* DESCRIPTION OF THE TASK
Count how many lines of the material hold "this". Respond with that number alone.

(Data extracted from a collection)
------------------------------------

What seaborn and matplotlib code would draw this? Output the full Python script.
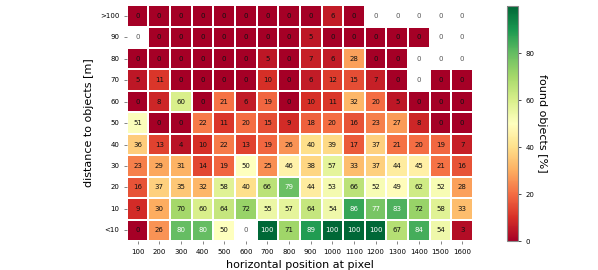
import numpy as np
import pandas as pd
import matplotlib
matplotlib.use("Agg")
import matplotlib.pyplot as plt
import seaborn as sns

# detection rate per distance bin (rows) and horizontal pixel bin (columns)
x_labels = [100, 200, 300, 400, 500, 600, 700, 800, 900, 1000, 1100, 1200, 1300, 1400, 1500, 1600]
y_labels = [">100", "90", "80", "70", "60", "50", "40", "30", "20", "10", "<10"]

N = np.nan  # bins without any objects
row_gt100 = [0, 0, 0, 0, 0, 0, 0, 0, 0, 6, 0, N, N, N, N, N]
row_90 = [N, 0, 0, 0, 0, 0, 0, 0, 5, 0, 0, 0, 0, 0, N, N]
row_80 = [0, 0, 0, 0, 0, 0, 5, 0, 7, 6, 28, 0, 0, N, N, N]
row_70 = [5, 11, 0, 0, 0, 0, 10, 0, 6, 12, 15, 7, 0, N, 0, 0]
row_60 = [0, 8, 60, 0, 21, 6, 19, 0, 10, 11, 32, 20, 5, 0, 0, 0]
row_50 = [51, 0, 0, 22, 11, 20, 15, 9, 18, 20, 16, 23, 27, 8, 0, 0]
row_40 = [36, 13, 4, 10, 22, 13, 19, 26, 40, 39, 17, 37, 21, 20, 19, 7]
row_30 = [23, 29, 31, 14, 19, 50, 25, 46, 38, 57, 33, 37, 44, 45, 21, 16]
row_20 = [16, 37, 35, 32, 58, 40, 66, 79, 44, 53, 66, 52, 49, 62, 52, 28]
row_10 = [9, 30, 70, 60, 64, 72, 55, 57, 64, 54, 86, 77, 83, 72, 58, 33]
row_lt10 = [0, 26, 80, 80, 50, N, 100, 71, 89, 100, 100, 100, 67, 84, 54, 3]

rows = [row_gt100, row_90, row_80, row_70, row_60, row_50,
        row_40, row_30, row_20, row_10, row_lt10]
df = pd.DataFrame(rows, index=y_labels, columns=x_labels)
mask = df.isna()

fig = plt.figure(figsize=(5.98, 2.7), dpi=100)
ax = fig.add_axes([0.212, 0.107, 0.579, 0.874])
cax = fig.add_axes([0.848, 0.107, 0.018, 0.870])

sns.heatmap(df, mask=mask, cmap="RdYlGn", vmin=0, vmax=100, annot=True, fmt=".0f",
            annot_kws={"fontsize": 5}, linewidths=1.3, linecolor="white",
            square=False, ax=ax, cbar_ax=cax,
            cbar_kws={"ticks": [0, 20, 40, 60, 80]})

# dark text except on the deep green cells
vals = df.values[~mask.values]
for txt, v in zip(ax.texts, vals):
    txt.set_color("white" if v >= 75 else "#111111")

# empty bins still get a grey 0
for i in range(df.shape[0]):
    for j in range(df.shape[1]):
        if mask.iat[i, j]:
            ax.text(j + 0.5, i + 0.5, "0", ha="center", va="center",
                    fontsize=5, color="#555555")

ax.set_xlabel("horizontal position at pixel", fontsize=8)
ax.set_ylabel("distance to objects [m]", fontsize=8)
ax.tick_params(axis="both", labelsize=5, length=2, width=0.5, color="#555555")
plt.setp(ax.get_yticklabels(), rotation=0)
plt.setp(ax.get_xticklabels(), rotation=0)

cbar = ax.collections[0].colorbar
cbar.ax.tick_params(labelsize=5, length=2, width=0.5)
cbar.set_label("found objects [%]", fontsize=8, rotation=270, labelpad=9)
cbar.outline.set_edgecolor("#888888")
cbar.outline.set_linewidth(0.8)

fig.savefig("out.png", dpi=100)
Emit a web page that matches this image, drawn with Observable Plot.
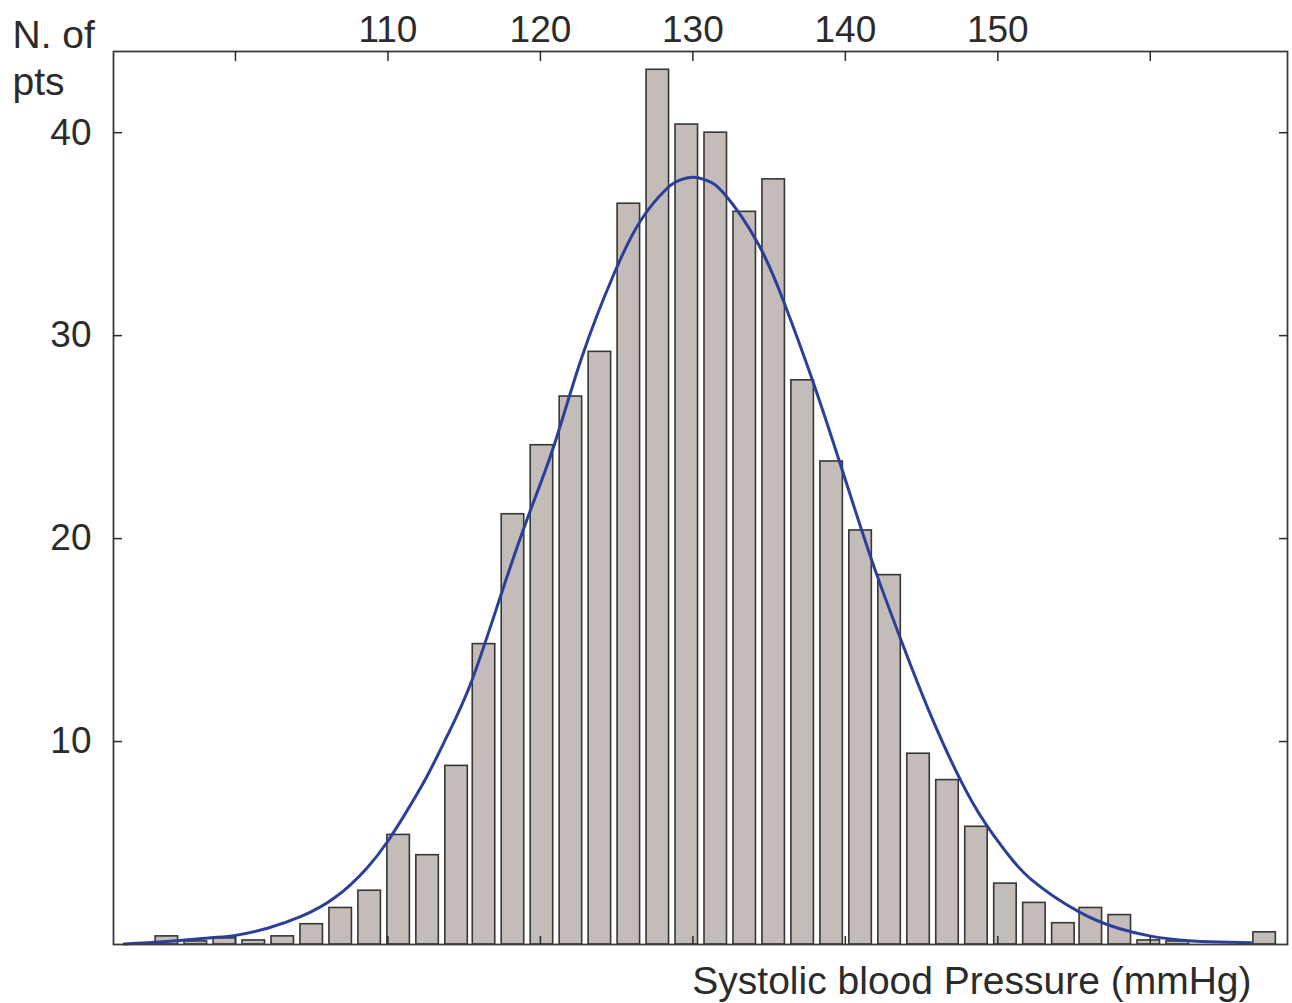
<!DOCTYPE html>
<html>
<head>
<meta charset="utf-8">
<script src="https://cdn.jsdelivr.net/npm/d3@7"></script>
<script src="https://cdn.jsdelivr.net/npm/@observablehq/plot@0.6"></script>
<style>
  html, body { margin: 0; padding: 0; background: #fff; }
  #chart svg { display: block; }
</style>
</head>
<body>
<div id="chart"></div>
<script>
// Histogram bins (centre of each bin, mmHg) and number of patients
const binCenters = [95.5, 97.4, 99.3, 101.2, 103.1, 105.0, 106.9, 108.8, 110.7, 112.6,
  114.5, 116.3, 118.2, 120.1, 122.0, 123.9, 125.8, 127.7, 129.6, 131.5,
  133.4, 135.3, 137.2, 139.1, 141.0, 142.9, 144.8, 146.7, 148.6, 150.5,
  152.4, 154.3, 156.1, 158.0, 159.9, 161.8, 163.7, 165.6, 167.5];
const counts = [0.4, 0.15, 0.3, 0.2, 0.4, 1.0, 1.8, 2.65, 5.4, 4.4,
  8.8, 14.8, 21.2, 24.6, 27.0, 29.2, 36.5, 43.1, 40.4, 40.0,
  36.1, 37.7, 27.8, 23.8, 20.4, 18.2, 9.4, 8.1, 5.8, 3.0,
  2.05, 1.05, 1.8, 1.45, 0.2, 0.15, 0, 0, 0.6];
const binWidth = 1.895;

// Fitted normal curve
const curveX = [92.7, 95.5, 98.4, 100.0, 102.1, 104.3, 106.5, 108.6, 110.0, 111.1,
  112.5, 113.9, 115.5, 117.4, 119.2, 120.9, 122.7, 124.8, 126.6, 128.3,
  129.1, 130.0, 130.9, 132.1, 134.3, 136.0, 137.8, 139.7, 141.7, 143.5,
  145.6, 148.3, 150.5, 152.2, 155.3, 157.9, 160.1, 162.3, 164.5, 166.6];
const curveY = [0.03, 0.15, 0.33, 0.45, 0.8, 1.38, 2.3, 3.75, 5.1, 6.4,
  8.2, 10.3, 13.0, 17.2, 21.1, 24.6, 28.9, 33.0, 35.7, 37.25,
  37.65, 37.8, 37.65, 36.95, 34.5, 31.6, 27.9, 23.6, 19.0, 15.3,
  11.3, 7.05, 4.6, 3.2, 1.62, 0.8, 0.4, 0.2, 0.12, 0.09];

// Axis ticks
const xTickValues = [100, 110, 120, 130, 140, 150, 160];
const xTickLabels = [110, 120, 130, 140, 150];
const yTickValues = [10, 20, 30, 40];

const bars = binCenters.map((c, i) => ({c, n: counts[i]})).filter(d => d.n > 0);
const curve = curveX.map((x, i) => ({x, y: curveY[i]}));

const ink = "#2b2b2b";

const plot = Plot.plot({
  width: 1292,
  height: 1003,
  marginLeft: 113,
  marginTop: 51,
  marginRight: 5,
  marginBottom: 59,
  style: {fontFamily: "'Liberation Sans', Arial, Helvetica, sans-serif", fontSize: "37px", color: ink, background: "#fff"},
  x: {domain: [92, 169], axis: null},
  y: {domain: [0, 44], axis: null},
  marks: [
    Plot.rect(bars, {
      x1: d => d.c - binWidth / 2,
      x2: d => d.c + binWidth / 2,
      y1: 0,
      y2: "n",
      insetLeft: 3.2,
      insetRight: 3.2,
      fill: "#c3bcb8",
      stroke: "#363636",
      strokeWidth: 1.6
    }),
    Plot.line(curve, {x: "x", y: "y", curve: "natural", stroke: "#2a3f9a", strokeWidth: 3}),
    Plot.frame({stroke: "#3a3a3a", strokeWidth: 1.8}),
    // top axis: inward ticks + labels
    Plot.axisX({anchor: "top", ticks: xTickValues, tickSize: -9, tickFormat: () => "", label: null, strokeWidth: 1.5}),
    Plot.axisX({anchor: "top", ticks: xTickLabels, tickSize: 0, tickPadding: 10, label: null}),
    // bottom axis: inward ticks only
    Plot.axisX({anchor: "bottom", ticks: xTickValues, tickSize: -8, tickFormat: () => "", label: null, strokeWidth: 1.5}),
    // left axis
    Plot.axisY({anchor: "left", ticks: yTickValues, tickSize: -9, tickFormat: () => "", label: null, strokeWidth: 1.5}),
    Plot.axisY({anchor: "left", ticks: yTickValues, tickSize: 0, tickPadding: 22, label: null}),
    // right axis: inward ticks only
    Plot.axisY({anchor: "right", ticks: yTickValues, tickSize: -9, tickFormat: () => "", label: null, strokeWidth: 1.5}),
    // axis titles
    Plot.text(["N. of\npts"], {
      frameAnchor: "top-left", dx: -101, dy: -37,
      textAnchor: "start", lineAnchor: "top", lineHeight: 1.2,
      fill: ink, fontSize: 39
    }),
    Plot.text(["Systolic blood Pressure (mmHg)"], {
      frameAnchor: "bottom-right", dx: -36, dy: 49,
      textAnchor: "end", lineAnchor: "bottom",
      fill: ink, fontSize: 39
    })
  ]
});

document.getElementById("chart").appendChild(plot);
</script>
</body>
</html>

------------------------------------

* RESULT OF THE TASK
2